WHAT YOU NEED TO DO
Give every line of the data again, unchanged, but with no pictures.

>> START

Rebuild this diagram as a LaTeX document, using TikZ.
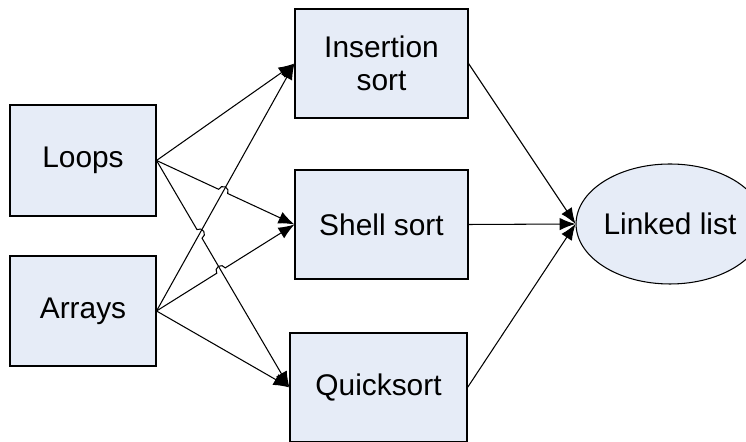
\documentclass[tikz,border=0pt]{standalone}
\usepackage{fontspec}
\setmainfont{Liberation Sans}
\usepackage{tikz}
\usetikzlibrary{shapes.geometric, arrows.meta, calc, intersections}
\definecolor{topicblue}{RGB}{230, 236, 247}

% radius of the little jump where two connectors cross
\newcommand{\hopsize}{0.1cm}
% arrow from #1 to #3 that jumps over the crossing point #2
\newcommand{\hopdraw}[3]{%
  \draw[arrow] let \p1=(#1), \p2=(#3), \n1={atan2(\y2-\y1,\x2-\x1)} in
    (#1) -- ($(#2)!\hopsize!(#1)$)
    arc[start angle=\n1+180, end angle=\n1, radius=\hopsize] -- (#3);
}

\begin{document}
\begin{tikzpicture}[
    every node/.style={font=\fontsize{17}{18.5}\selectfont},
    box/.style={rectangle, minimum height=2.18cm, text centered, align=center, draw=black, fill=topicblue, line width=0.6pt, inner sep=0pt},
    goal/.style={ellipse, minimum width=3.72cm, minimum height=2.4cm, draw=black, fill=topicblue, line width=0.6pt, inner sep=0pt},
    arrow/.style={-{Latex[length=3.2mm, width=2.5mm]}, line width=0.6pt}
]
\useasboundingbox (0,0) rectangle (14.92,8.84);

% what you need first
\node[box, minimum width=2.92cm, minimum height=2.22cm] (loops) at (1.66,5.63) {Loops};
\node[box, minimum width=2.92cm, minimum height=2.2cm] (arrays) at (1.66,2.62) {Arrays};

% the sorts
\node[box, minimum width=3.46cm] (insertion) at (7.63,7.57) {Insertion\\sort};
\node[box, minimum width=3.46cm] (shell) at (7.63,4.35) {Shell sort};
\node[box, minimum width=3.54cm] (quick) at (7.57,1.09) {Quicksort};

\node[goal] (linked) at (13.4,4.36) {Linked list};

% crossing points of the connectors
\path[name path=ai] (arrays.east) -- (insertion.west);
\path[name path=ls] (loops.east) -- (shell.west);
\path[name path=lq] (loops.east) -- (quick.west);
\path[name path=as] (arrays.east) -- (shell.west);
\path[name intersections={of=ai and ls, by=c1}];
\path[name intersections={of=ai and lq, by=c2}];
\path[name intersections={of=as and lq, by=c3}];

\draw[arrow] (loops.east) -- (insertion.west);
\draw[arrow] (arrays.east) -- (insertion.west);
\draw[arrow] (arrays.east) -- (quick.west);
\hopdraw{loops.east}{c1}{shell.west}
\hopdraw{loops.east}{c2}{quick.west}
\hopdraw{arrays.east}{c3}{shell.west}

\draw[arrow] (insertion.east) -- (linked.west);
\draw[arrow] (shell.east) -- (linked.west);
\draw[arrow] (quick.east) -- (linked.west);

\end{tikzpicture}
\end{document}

>> END

EXERCISE RESPONSE
Rebuild this diagram as a LaTeX document, using TikZ.
\documentclass[tikz,border=0pt]{standalone}
\usepackage{fontspec}
\setmainfont{Liberation Sans}
\usepackage{tikz}
\usetikzlibrary{shapes.geometric, arrows.meta, calc, intersections}
\definecolor{topicblue}{RGB}{230, 236, 247}

% radius of the little jump where two connectors cross
\newcommand{\hopsize}{0.1cm}
% arrow from #1 to #3 that jumps over the crossing point #2
\newcommand{\hopdraw}[3]{%
  \draw[arrow] let \p1=(#1), \p2=(#3), \n1={atan2(\y2-\y1,\x2-\x1)} in
    (#1) -- ($(#2)!\hopsize!(#1)$)
    arc[start angle=\n1+180, end angle=\n1, radius=\hopsize] -- (#3);
}

\begin{document}
\begin{tikzpicture}[
    every node/.style={font=\fontsize{17}{18.5}\selectfont},
    box/.style={rectangle, minimum height=2.18cm, text centered, align=center, draw=black, fill=topicblue, line width=0.6pt, inner sep=0pt},
    goal/.style={ellipse, minimum width=3.72cm, minimum height=2.4cm, draw=black, fill=topicblue, line width=0.6pt, inner sep=0pt},
    arrow/.style={-{Latex[length=3.2mm, width=2.5mm]}, line width=0.6pt}
]
\useasboundingbox (0,0) rectangle (14.92,8.84);

% what you need first
\node[box, minimum width=2.92cm, minimum height=2.22cm] (loops) at (1.66,5.63) {Loops};
\node[box, minimum width=2.92cm, minimum height=2.2cm] (arrays) at (1.66,2.62) {Arrays};

% the sorts
\node[box, minimum width=3.46cm] (insertion) at (7.63,7.57) {Insertion\\sort};
\node[box, minimum width=3.46cm] (shell) at (7.63,4.35) {Shell sort};
\node[box, minimum width=3.54cm] (quick) at (7.57,1.09) {Quicksort};

\node[goal] (linked) at (13.4,4.36) {Linked list};

% crossing points of the connectors
\path[name path=ai] (arrays.east) -- (insertion.west);
\path[name path=ls] (loops.east) -- (shell.west);
\path[name path=lq] (loops.east) -- (quick.west);
\path[name path=as] (arrays.east) -- (shell.west);
\path[name intersections={of=ai and ls, by=c1}];
\path[name intersections={of=ai and lq, by=c2}];
\path[name intersections={of=as and lq, by=c3}];

\draw[arrow] (loops.east) -- (insertion.west);
\draw[arrow] (arrays.east) -- (insertion.west);
\draw[arrow] (arrays.east) -- (quick.west);
\hopdraw{loops.east}{c1}{shell.west}
\hopdraw{loops.east}{c2}{quick.west}
\hopdraw{arrays.east}{c3}{shell.west}

\draw[arrow] (insertion.east) -- (linked.west);
\draw[arrow] (shell.east) -- (linked.west);
\draw[arrow] (quick.east) -- (linked.west);

\end{tikzpicture}
\end{document}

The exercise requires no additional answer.